**WHAT YOU HAVE TO DO**
Reproduce the listing below word for word, with no pictures.

**RECORDED INFORMATION**

"""

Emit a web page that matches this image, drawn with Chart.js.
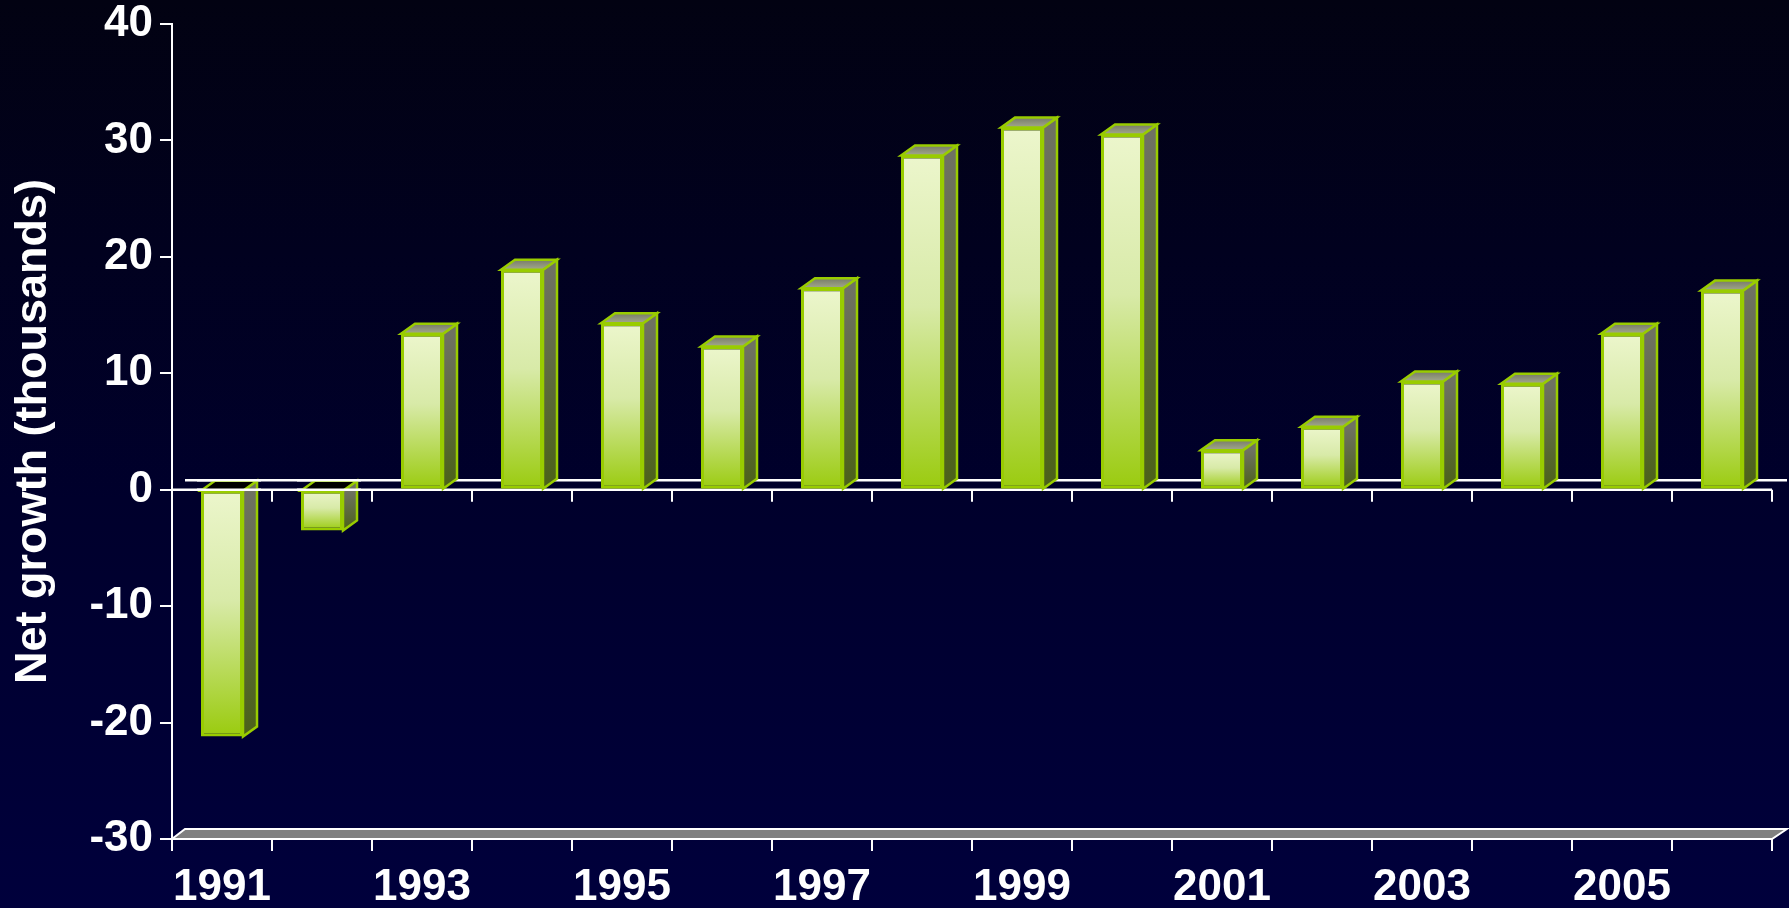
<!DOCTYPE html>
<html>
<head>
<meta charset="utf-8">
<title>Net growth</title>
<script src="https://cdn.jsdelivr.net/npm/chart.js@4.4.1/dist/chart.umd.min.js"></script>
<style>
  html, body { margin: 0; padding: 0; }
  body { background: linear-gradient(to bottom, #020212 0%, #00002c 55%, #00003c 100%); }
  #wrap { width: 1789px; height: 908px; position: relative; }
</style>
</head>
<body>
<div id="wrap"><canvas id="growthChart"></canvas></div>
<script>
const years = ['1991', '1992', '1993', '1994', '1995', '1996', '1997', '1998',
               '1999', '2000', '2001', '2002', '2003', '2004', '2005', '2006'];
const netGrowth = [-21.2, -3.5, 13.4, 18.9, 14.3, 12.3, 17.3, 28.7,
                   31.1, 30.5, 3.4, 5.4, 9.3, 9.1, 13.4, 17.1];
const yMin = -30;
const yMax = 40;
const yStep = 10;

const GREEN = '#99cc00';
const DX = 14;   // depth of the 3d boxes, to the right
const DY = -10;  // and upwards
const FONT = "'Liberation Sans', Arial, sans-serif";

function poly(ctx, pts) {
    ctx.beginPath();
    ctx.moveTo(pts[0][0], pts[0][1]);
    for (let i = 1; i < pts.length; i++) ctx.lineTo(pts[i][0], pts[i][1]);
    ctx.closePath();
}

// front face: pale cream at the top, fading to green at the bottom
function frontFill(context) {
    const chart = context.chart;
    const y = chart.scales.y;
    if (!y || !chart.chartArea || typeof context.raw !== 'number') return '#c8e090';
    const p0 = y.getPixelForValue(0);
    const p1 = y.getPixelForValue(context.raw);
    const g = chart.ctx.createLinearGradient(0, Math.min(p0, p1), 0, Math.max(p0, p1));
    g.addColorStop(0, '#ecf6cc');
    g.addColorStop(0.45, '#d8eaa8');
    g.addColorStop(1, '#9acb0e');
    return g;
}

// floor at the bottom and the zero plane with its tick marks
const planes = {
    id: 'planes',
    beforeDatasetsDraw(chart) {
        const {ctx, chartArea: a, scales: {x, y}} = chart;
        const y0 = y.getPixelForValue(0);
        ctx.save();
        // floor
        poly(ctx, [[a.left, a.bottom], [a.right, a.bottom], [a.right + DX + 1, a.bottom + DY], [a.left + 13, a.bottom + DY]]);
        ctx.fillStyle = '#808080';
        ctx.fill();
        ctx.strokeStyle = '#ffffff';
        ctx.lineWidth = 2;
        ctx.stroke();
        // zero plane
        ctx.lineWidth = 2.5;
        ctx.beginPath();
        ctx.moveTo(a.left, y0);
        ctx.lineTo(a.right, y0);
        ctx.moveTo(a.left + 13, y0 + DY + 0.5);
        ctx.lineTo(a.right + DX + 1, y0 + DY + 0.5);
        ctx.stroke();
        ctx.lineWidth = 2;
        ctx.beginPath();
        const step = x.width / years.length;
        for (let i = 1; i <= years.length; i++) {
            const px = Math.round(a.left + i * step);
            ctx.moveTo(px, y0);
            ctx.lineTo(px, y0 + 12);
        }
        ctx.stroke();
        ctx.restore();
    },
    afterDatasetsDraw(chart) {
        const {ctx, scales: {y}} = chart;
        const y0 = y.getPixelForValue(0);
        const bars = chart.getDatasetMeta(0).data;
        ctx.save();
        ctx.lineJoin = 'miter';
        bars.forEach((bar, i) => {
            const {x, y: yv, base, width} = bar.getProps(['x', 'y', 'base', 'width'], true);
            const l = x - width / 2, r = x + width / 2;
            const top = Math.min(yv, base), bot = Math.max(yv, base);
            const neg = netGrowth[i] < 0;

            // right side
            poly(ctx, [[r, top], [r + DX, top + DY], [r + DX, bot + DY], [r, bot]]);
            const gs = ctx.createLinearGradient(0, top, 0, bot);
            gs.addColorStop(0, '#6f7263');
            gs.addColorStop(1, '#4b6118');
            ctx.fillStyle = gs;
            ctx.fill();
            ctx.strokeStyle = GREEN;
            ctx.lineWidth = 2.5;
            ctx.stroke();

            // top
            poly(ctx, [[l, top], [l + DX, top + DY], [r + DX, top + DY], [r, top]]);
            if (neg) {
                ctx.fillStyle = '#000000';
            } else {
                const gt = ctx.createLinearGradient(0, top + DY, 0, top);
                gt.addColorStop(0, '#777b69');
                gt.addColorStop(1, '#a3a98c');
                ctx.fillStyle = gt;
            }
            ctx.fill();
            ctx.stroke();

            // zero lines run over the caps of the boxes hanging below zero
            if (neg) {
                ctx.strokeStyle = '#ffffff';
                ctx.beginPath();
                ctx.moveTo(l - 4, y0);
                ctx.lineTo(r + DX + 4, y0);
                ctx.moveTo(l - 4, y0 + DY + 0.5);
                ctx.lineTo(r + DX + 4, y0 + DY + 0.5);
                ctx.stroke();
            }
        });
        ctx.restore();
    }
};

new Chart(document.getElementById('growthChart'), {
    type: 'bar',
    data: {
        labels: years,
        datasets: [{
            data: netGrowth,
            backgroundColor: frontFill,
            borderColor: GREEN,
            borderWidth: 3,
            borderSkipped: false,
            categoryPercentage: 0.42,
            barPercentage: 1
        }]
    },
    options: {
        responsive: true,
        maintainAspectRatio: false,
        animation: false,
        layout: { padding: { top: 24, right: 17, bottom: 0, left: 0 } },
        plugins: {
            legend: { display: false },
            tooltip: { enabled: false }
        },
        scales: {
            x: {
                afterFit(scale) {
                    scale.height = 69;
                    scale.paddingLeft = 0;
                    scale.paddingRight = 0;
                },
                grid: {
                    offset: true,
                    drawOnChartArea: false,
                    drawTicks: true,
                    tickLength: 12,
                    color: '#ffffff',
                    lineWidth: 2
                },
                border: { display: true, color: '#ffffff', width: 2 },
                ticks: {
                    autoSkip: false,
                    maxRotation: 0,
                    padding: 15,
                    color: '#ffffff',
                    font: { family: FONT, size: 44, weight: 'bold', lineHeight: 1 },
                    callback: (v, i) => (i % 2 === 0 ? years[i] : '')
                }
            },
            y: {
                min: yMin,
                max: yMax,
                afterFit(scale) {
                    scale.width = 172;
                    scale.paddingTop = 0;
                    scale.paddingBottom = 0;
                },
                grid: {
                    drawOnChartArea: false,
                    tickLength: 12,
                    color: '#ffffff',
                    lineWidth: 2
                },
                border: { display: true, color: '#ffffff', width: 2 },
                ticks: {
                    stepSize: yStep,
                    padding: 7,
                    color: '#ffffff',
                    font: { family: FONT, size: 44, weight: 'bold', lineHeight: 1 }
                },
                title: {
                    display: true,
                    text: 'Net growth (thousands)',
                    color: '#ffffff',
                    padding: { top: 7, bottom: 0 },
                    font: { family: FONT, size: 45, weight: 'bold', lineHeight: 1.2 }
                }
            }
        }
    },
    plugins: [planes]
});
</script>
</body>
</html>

"""

**SOLUTION TO THIS PROBLEM**
Emit a web page that matches this image, drawn with Chart.js.
<!DOCTYPE html>
<html>
<head>
<meta charset="utf-8">
<title>Net growth</title>
<script src="https://cdn.jsdelivr.net/npm/chart.js@4.4.1/dist/chart.umd.min.js"></script>
<style>
  html, body { margin: 0; padding: 0; }
  body { background: linear-gradient(to bottom, #020212 0%, #00002c 55%, #00003c 100%); }
  #wrap { width: 1789px; height: 908px; position: relative; }
</style>
</head>
<body>
<div id="wrap"><canvas id="growthChart"></canvas></div>
<script>
const years = ['1991', '1992', '1993', '1994', '1995', '1996', '1997', '1998',
               '1999', '2000', '2001', '2002', '2003', '2004', '2005', '2006'];
const netGrowth = [-21.2, -3.5, 13.4, 18.9, 14.3, 12.3, 17.3, 28.7,
                   31.1, 30.5, 3.4, 5.4, 9.3, 9.1, 13.4, 17.1];
const yMin = -30;
const yMax = 40;
const yStep = 10;

const GREEN = '#99cc00';
const DX = 14;   // depth of the 3d boxes, to the right
const DY = -10;  // and upwards
const FONT = "'Liberation Sans', Arial, sans-serif";

function poly(ctx, pts) {
    ctx.beginPath();
    ctx.moveTo(pts[0][0], pts[0][1]);
    for (let i = 1; i < pts.length; i++) ctx.lineTo(pts[i][0], pts[i][1]);
    ctx.closePath();
}

// front face: pale cream at the top, fading to green at the bottom
function frontFill(context) {
    const chart = context.chart;
    const y = chart.scales.y;
    if (!y || !chart.chartArea || typeof context.raw !== 'number') return '#c8e090';
    const p0 = y.getPixelForValue(0);
    const p1 = y.getPixelForValue(context.raw);
    const g = chart.ctx.createLinearGradient(0, Math.min(p0, p1), 0, Math.max(p0, p1));
    g.addColorStop(0, '#ecf6cc');
    g.addColorStop(0.45, '#d8eaa8');
    g.addColorStop(1, '#9acb0e');
    return g;
}

// floor at the bottom and the zero plane with its tick marks
const planes = {
    id: 'planes',
    beforeDatasetsDraw(chart) {
        const {ctx, chartArea: a, scales: {x, y}} = chart;
        const y0 = y.getPixelForValue(0);
        ctx.save();
        // floor
        poly(ctx, [[a.left, a.bottom], [a.right, a.bottom], [a.right + DX + 1, a.bottom + DY], [a.left + 13, a.bottom + DY]]);
        ctx.fillStyle = '#808080';
        ctx.fill();
        ctx.strokeStyle = '#ffffff';
        ctx.lineWidth = 2;
        ctx.stroke();
        // zero plane
        ctx.lineWidth = 2.5;
        ctx.beginPath();
        ctx.moveTo(a.left, y0);
        ctx.lineTo(a.right, y0);
        ctx.moveTo(a.left + 13, y0 + DY + 0.5);
        ctx.lineTo(a.right + DX + 1, y0 + DY + 0.5);
        ctx.stroke();
        ctx.lineWidth = 2;
        ctx.beginPath();
        const step = x.width / years.length;
        for (let i = 1; i <= years.length; i++) {
            const px = Math.round(a.left + i * step);
            ctx.moveTo(px, y0);
            ctx.lineTo(px, y0 + 12);
        }
        ctx.stroke();
        ctx.restore();
    },
    afterDatasetsDraw(chart) {
        const {ctx, scales: {y}} = chart;
        const y0 = y.getPixelForValue(0);
        const bars = chart.getDatasetMeta(0).data;
        ctx.save();
        ctx.lineJoin = 'miter';
        bars.forEach((bar, i) => {
            const {x, y: yv, base, width} = bar.getProps(['x', 'y', 'base', 'width'], true);
            const l = x - width / 2, r = x + width / 2;
            const top = Math.min(yv, base), bot = Math.max(yv, base);
            const neg = netGrowth[i] < 0;

            // right side
            poly(ctx, [[r, top], [r + DX, top + DY], [r + DX, bot + DY], [r, bot]]);
            const gs = ctx.createLinearGradient(0, top, 0, bot);
            gs.addColorStop(0, '#6f7263');
            gs.addColorStop(1, '#4b6118');
            ctx.fillStyle = gs;
            ctx.fill();
            ctx.strokeStyle = GREEN;
            ctx.lineWidth = 2.5;
            ctx.stroke();

            // top
            poly(ctx, [[l, top], [l + DX, top + DY], [r + DX, top + DY], [r, top]]);
            if (neg) {
                ctx.fillStyle = '#000000';
            } else {
                const gt = ctx.createLinearGradient(0, top + DY, 0, top);
                gt.addColorStop(0, '#777b69');
                gt.addColorStop(1, '#a3a98c');
                ctx.fillStyle = gt;
            }
            ctx.fill();
            ctx.stroke();

            // zero lines run over the caps of the boxes hanging below zero
            if (neg) {
                ctx.strokeStyle = '#ffffff';
                ctx.beginPath();
                ctx.moveTo(l - 4, y0);
                ctx.lineTo(r + DX + 4, y0);
                ctx.moveTo(l - 4, y0 + DY + 0.5);
                ctx.lineTo(r + DX + 4, y0 + DY + 0.5);
                ctx.stroke();
            }
        });
        ctx.restore();
    }
};

new Chart(document.getElementById('growthChart'), {
    type: 'bar',
    data: {
        labels: years,
        datasets: [{
            data: netGrowth,
            backgroundColor: frontFill,
            borderColor: GREEN,
            borderWidth: 3,
            borderSkipped: false,
            categoryPercentage: 0.42,
            barPercentage: 1
        }]
    },
    options: {
        responsive: true,
        maintainAspectRatio: false,
        animation: false,
        layout: { padding: { top: 24, right: 17, bottom: 0, left: 0 } },
        plugins: {
            legend: { display: false },
            tooltip: { enabled: false }
        },
        scales: {
            x: {
                afterFit(scale) {
                    scale.height = 69;
                    scale.paddingLeft = 0;
                    scale.paddingRight = 0;
                },
                grid: {
                    offset: true,
                    drawOnChartArea: false,
                    drawTicks: true,
                    tickLength: 12,
                    color: '#ffffff',
                    lineWidth: 2
                },
                border: { display: true, color: '#ffffff', width: 2 },
                ticks: {
                    autoSkip: false,
                    maxRotation: 0,
                    padding: 15,
                    color: '#ffffff',
                    font: { family: FONT, size: 44, weight: 'bold', lineHeight: 1 },
                    callback: (v, i) => (i % 2 === 0 ? years[i] : '')
                }
            },
            y: {
                min: yMin,
                max: yMax,
                afterFit(scale) {
                    scale.width = 172;
                    scale.paddingTop = 0;
                    scale.paddingBottom = 0;
                },
                grid: {
                    drawOnChartArea: false,
                    tickLength: 12,
                    color: '#ffffff',
                    lineWidth: 2
                },
                border: { display: true, color: '#ffffff', width: 2 },
                ticks: {
                    stepSize: yStep,
                    padding: 7,
                    color: '#ffffff',
                    font: { family: FONT, size: 44, weight: 'bold', lineHeight: 1 }
                },
                title: {
                    display: true,
                    text: 'Net growth (thousands)',
                    color: '#ffffff',
                    padding: { top: 7, bottom: 0 },
                    font: { family: FONT, size: 45, weight: 'bold', lineHeight: 1.2 }
                }
            }
        }
    },
    plugins: [planes]
});
</script>
</body>
</html>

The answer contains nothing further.